##### DATA PROVIDED #####

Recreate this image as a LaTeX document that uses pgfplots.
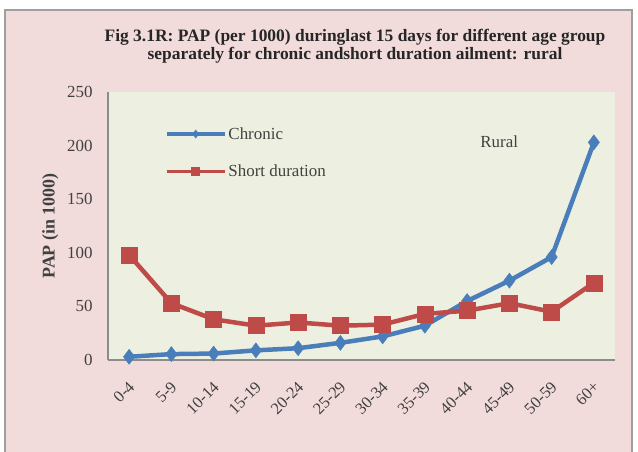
\documentclass[border=0pt]{standalone}
\usepackage{pgfplots}
\pgfplotsset{compat=1.18}
\usepackage{fontspec}
\setmainfont{Liberation Serif}
\definecolor{bgpink}{HTML}{F2DCDB}
\definecolor{plotbg}{HTML}{EDF0E0}
\definecolor{cblue}{HTML}{4A7EBB}
\definecolor{cred}{HTML}{BE4B48}
\definecolor{axgray}{HTML}{8C8C8C}
\definecolor{txt}{HTML}{404040}
\begin{document}
\begin{tikzpicture}[x=1bp,y=1bp]
\path[use as bounding box] (0,0) rectangle (638,452);
\begin{scope}
\clip (0,0) rectangle (638,452);
\fill[white] (0,0) rectangle (638,452);
\fill[bgpink, draw=gray!75, line width=2bp] (5,-10) rectangle (632,442);
\end{scope}
\node[font=\bfseries\fontsize{17.5}{18.5}\selectfont, align=center, text=black!85] at (355,406) {Fig 3.1R: PAP (per 1000) duringlast 15 days for different age group\\separately for chronic andshort duration ailment: rural};
\begin{axis}[
  at={(108bp,92bp)}, anchor=south west, scale only axis,
  width=507bp, height=268bp,
  xmin=-0.5, xmax=11.5, ymin=0, ymax=250,
  axis background/.style={fill=plotbg},
  axis x line*=bottom, axis y line*=left,
  x axis line style={-, draw=axgray, line width=2.5bp},
  y axis line style={-, draw=axgray, line width=1.5bp},
  major tick length=0pt,
  xtick={0,...,11},
  xticklabels={0-4,5-9,10-14,15-19,20-24,25-29,30-34,35-39,40-44,45-49,50-59,60+},
  xticklabel style={xshift=5bp, yshift=-22bp, rotate=45, anchor=east, font=\fontsize{16.5}{18}\selectfont, text=txt},
  ytick={0,50,...,250},
  yticklabel style={font=\fontsize{17}{18}\selectfont, text=txt, xshift=-12bp},
  /pgf/number format/assume math mode=true,
  ylabel={PAP (in 1000)},
  every axis y label/.style={at={(axis description cs:-0.114,0.5)}, rotate=90, anchor=center,
    font=\bfseries\fontsize{18}{19}\selectfont, text=txt},
  legend style={at={(rel axis cs:0.112,0.876)}, anchor=north west, draw=none, fill=none,
    font=\fontsize{17}{18}\selectfont, text=txt, row sep=20bp, inner sep=0pt},
  legend cell align=left,
  legend image code/.code={
    \draw[#1, mark=none, line width=3.5bp] (0bp,0bp) -- (58bp,0bp);
    \draw[#1, mark size=4bp] plot[only marks] coordinates {(29bp,0bp)};
  },
]
\addplot[cblue, line width=4.5bp, mark=diamond*, mark size=7.5bp, mark options={solid, fill=cblue, draw=cblue, line width=0.5bp}]
  coordinates {(0,3) (1,5.5) (2,6) (3,9) (4,11) (5,16) (6,22) (7,32) (8,55) (9,74) (10,96) (11,203)};
\addlegendentry{Chronic}
\addplot[cred, line width=4.5bp, mark=square*, mark size=8bp, mark options={solid, fill=cred, draw=cred, line width=0.5bp}]
  coordinates {(0,98) (1,53) (2,38) (3,32) (4,35) (5,32) (6,33) (7,43) (8,46) (9,53) (10,45) (11,72)};
\addlegendentry{Short duration}
\node[font=\fontsize{17}{18}\selectfont, text=txt] at (axis cs:8.76,204) {Rural};
\end{axis}
\end{tikzpicture}
\end{document}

#####

▶ WHAT YOU ARE ASKED TO DO: Pictures are to be left out; repeat all the remaining data exactly.

▶ SOLUTION TO THE EXERCISE:
Recreate this image as a LaTeX document that uses pgfplots.
\documentclass[border=0pt]{standalone}
\usepackage{pgfplots}
\pgfplotsset{compat=1.18}
\usepackage{fontspec}
\setmainfont{Liberation Serif}
\definecolor{bgpink}{HTML}{F2DCDB}
\definecolor{plotbg}{HTML}{EDF0E0}
\definecolor{cblue}{HTML}{4A7EBB}
\definecolor{cred}{HTML}{BE4B48}
\definecolor{axgray}{HTML}{8C8C8C}
\definecolor{txt}{HTML}{404040}
\begin{document}
\begin{tikzpicture}[x=1bp,y=1bp]
\path[use as bounding box] (0,0) rectangle (638,452);
\begin{scope}
\clip (0,0) rectangle (638,452);
\fill[white] (0,0) rectangle (638,452);
\fill[bgpink, draw=gray!75, line width=2bp] (5,-10) rectangle (632,442);
\end{scope}
\node[font=\bfseries\fontsize{17.5}{18.5}\selectfont, align=center, text=black!85] at (355,406) {Fig 3.1R: PAP (per 1000) duringlast 15 days for different age group\\separately for chronic andshort duration ailment: rural};
\begin{axis}[
  at={(108bp,92bp)}, anchor=south west, scale only axis,
  width=507bp, height=268bp,
  xmin=-0.5, xmax=11.5, ymin=0, ymax=250,
  axis background/.style={fill=plotbg},
  axis x line*=bottom, axis y line*=left,
  x axis line style={-, draw=axgray, line width=2.5bp},
  y axis line style={-, draw=axgray, line width=1.5bp},
  major tick length=0pt,
  xtick={0,...,11},
  xticklabels={0-4,5-9,10-14,15-19,20-24,25-29,30-34,35-39,40-44,45-49,50-59,60+},
  xticklabel style={xshift=5bp, yshift=-22bp, rotate=45, anchor=east, font=\fontsize{16.5}{18}\selectfont, text=txt},
  ytick={0,50,...,250},
  yticklabel style={font=\fontsize{17}{18}\selectfont, text=txt, xshift=-12bp},
  /pgf/number format/assume math mode=true,
  ylabel={PAP (in 1000)},
  every axis y label/.style={at={(axis description cs:-0.114,0.5)}, rotate=90, anchor=center,
    font=\bfseries\fontsize{18}{19}\selectfont, text=txt},
  legend style={at={(rel axis cs:0.112,0.876)}, anchor=north west, draw=none, fill=none,
    font=\fontsize{17}{18}\selectfont, text=txt, row sep=20bp, inner sep=0pt},
  legend cell align=left,
  legend image code/.code={
    \draw[#1, mark=none, line width=3.5bp] (0bp,0bp) -- (58bp,0bp);
    \draw[#1, mark size=4bp] plot[only marks] coordinates {(29bp,0bp)};
  },
]
\addplot[cblue, line width=4.5bp, mark=diamond*, mark size=7.5bp, mark options={solid, fill=cblue, draw=cblue, line width=0.5bp}]
  coordinates {(0,3) (1,5.5) (2,6) (3,9) (4,11) (5,16) (6,22) (7,32) (8,55) (9,74) (10,96) (11,203)};
\addlegendentry{Chronic}
\addplot[cred, line width=4.5bp, mark=square*, mark size=8bp, mark options={solid, fill=cred, draw=cred, line width=0.5bp}]
  coordinates {(0,98) (1,53) (2,38) (3,32) (4,35) (5,32) (6,33) (7,43) (8,46) (9,53) (10,45) (11,72)};
\addlegendentry{Short duration}
\node[font=\fontsize{17}{18}\selectfont, text=txt] at (axis cs:8.76,204) {Rural};
\end{axis}
\end{tikzpicture}
\end{document}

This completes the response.